start
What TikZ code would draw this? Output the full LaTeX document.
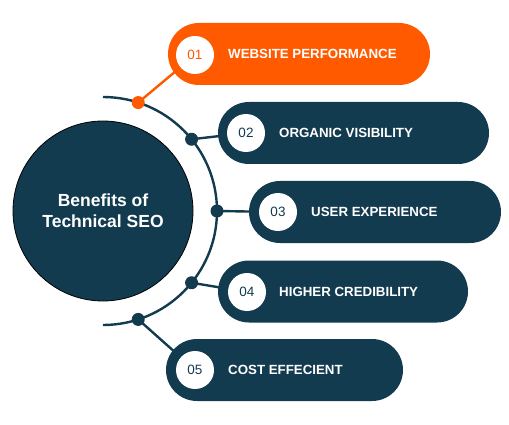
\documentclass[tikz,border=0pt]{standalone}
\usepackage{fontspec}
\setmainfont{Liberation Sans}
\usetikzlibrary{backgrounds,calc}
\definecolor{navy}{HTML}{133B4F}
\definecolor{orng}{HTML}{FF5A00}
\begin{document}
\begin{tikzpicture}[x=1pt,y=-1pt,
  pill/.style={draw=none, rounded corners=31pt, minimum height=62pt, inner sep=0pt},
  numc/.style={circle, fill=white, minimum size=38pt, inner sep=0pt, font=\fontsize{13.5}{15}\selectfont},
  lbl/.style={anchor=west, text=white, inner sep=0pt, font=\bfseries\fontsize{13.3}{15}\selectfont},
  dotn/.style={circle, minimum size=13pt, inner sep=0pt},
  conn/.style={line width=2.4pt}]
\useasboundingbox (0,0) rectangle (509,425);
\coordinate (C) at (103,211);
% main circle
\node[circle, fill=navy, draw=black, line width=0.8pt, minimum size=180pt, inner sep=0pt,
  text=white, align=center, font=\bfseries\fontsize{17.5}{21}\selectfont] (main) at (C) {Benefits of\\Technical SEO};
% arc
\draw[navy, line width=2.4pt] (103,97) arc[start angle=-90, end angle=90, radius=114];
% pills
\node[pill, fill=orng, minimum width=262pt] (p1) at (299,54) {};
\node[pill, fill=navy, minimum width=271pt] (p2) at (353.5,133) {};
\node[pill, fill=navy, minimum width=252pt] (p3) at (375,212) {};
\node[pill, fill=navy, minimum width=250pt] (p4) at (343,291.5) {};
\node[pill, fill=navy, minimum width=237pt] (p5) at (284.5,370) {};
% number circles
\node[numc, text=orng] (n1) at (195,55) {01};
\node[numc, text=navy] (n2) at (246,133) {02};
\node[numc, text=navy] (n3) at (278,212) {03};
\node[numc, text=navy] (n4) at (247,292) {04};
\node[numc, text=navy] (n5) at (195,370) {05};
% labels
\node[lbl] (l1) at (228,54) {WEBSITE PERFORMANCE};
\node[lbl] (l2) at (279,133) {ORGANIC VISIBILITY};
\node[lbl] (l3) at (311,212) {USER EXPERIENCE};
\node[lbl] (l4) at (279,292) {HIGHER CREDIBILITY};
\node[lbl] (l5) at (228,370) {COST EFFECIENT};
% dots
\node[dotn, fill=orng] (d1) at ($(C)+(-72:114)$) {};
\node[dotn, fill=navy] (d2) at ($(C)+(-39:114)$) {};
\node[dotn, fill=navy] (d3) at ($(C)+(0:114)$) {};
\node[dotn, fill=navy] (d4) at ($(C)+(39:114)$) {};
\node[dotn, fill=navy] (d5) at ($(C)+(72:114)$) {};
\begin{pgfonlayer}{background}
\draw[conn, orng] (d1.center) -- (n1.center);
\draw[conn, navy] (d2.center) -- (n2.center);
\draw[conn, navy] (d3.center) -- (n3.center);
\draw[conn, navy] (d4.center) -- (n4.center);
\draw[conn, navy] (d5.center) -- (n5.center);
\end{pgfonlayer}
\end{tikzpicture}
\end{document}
end
• **Problem**:
Copy every line of the data exactly as written, excluding the pictures.

• **Task output**:
What TikZ code would draw this? Output the full LaTeX document.
\documentclass[tikz,border=0pt]{standalone}
\usepackage{fontspec}
\setmainfont{Liberation Sans}
\usetikzlibrary{backgrounds,calc}
\definecolor{navy}{HTML}{133B4F}
\definecolor{orng}{HTML}{FF5A00}
\begin{document}
\begin{tikzpicture}[x=1pt,y=-1pt,
  pill/.style={draw=none, rounded corners=31pt, minimum height=62pt, inner sep=0pt},
  numc/.style={circle, fill=white, minimum size=38pt, inner sep=0pt, font=\fontsize{13.5}{15}\selectfont},
  lbl/.style={anchor=west, text=white, inner sep=0pt, font=\bfseries\fontsize{13.3}{15}\selectfont},
  dotn/.style={circle, minimum size=13pt, inner sep=0pt},
  conn/.style={line width=2.4pt}]
\useasboundingbox (0,0) rectangle (509,425);
\coordinate (C) at (103,211);
% main circle
\node[circle, fill=navy, draw=black, line width=0.8pt, minimum size=180pt, inner sep=0pt,
  text=white, align=center, font=\bfseries\fontsize{17.5}{21}\selectfont] (main) at (C) {Benefits of\\Technical SEO};
% arc
\draw[navy, line width=2.4pt] (103,97) arc[start angle=-90, end angle=90, radius=114];
% pills
\node[pill, fill=orng, minimum width=262pt] (p1) at (299,54) {};
\node[pill, fill=navy, minimum width=271pt] (p2) at (353.5,133) {};
\node[pill, fill=navy, minimum width=252pt] (p3) at (375,212) {};
\node[pill, fill=navy, minimum width=250pt] (p4) at (343,291.5) {};
\node[pill, fill=navy, minimum width=237pt] (p5) at (284.5,370) {};
% number circles
\node[numc, text=orng] (n1) at (195,55) {01};
\node[numc, text=navy] (n2) at (246,133) {02};
\node[numc, text=navy] (n3) at (278,212) {03};
\node[numc, text=navy] (n4) at (247,292) {04};
\node[numc, text=navy] (n5) at (195,370) {05};
% labels
\node[lbl] (l1) at (228,54) {WEBSITE PERFORMANCE};
\node[lbl] (l2) at (279,133) {ORGANIC VISIBILITY};
\node[lbl] (l3) at (311,212) {USER EXPERIENCE};
\node[lbl] (l4) at (279,292) {HIGHER CREDIBILITY};
\node[lbl] (l5) at (228,370) {COST EFFECIENT};
% dots
\node[dotn, fill=orng] (d1) at ($(C)+(-72:114)$) {};
\node[dotn, fill=navy] (d2) at ($(C)+(-39:114)$) {};
\node[dotn, fill=navy] (d3) at ($(C)+(0:114)$) {};
\node[dotn, fill=navy] (d4) at ($(C)+(39:114)$) {};
\node[dotn, fill=navy] (d5) at ($(C)+(72:114)$) {};
\begin{pgfonlayer}{background}
\draw[conn, orng] (d1.center) -- (n1.center);
\draw[conn, navy] (d2.center) -- (n2.center);
\draw[conn, navy] (d3.center) -- (n3.center);
\draw[conn, navy] (d4.center) -- (n4.center);
\draw[conn, navy] (d5.center) -- (n5.center);
\end{pgfonlayer}
\end{tikzpicture}
\end{document}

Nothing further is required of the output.